Item 9.01 Financial Statements and Exhibits
(d):     Exhibits.
Exhibit No.Description
10.1
$4.2 Billion Revolving Credit Agreement, dated October 3, 2025
10.2
$4.2 Billion Guaranty, dated October 3, 2025, related to the $4.2 Billion Revolving Credit Agreement
10.3
$3.5 Billion Revolving Agreement, dated October 3, 2025
10.4
BFE-$3.5 Billion Guaranty, dated October 3, 2025, related to the $3.5 Billion Revolving Agreement
10.5
$1.1 Billion 364-Day Revolving Credit Agreement, dated October 3, 2025
10.6
BLFC-$1.1 Billion Guaranty, dated October 3, 2025, related to the $1.1 Billion 364-Day Revolving Credit Agreement
10.7
BLFC-CoBank Credit Agreement, dated October 3, 2025
10.8
BLFC-CoBank Guaranty, dated October 3, 2025, related to the BLFC-CoBank Credit Agreement
104
Cover Page Interactive Data File (embedded within the Inline XBRL document)




SIGNATURE

Pursuant to the requirements of the Securities Exchange Act of 1934, as amended, the registrant has duly caused this report to be signed on its behalf by the undersigned hereunto duly authorized.

Date: October 7, 2025


BUNGE GLOBAL SA
By:
/s/Lisa Ware-Alexander
Name:
Lisa Ware-Alexander
Title:
Secretary


FAQ

What credit facilities did Bunge (BG) announce on the 8-K?

Bunge announced a new $1.1 Billion 364-Day Revolving Credit Agreement maturing October 2, 2026, and an amended BLFC-CoBank Credit Agreement including an $865M revolver maturing October 3, 2030 and three term loans of $250M, $250M, and $300M.

What are the uses of proceeds for these facilities?

Proceeds may be used for general corporate purposes, as stated for both the $1.1B revolver and the BLFC-CoBank Credit Agreement.

How is interest calculated on borrowings under these agreements?

Borrowings will bear interest at SOFR plus an applicable margin as defined in each agreement.

Are there guarantees or covenants tied to these facilities?

Yes.
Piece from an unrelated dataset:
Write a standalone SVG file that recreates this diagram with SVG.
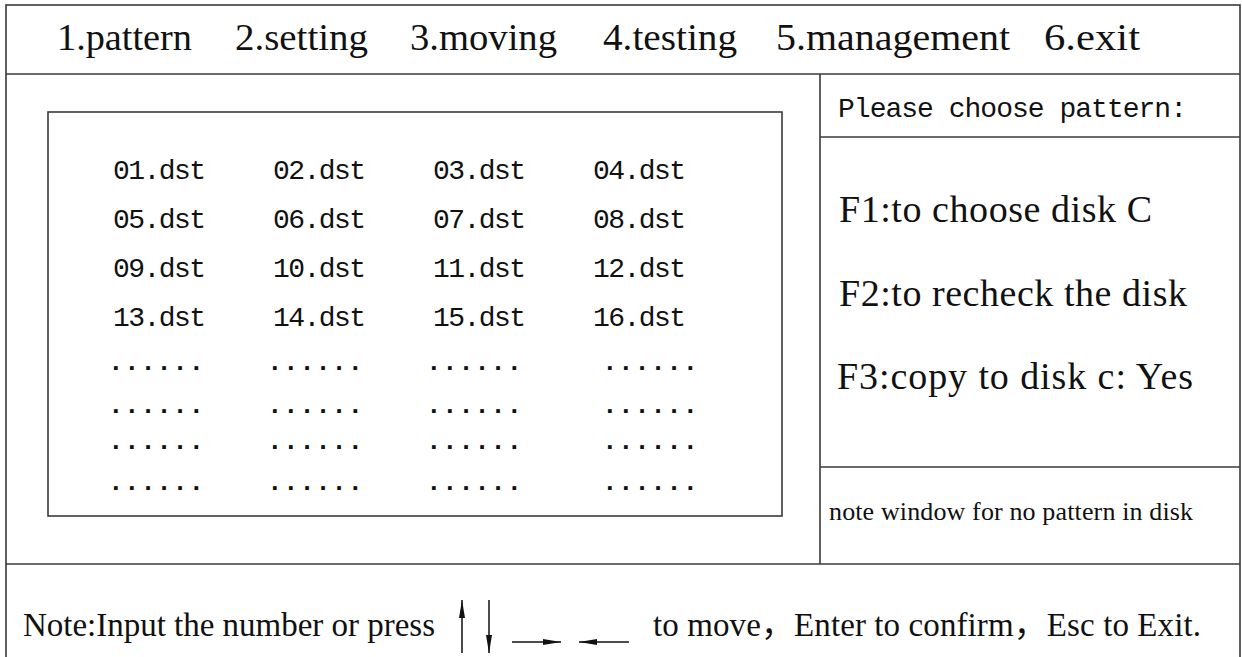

BLFC's obligations are guaranteed by Bunge under separate guaranties that require maintaining maximum consolidated adjusted net debt-to-capitalization and maximum secured indebtedness-to-tangible-assets ratios.

Is there any option to increase the $1.1B facility?

Yes. The $1.1B 364-day revolver includes an accordion provision allowing increases up to $250M with lender agreement.

Did the new $1.1B facility replace an earlier agreement?

Yes. It replaces a Terminated $1.1 Billion 364-Day Revolving Credit Agreement that was terminated on October 3, 2025 with no outstanding borrowings at termination.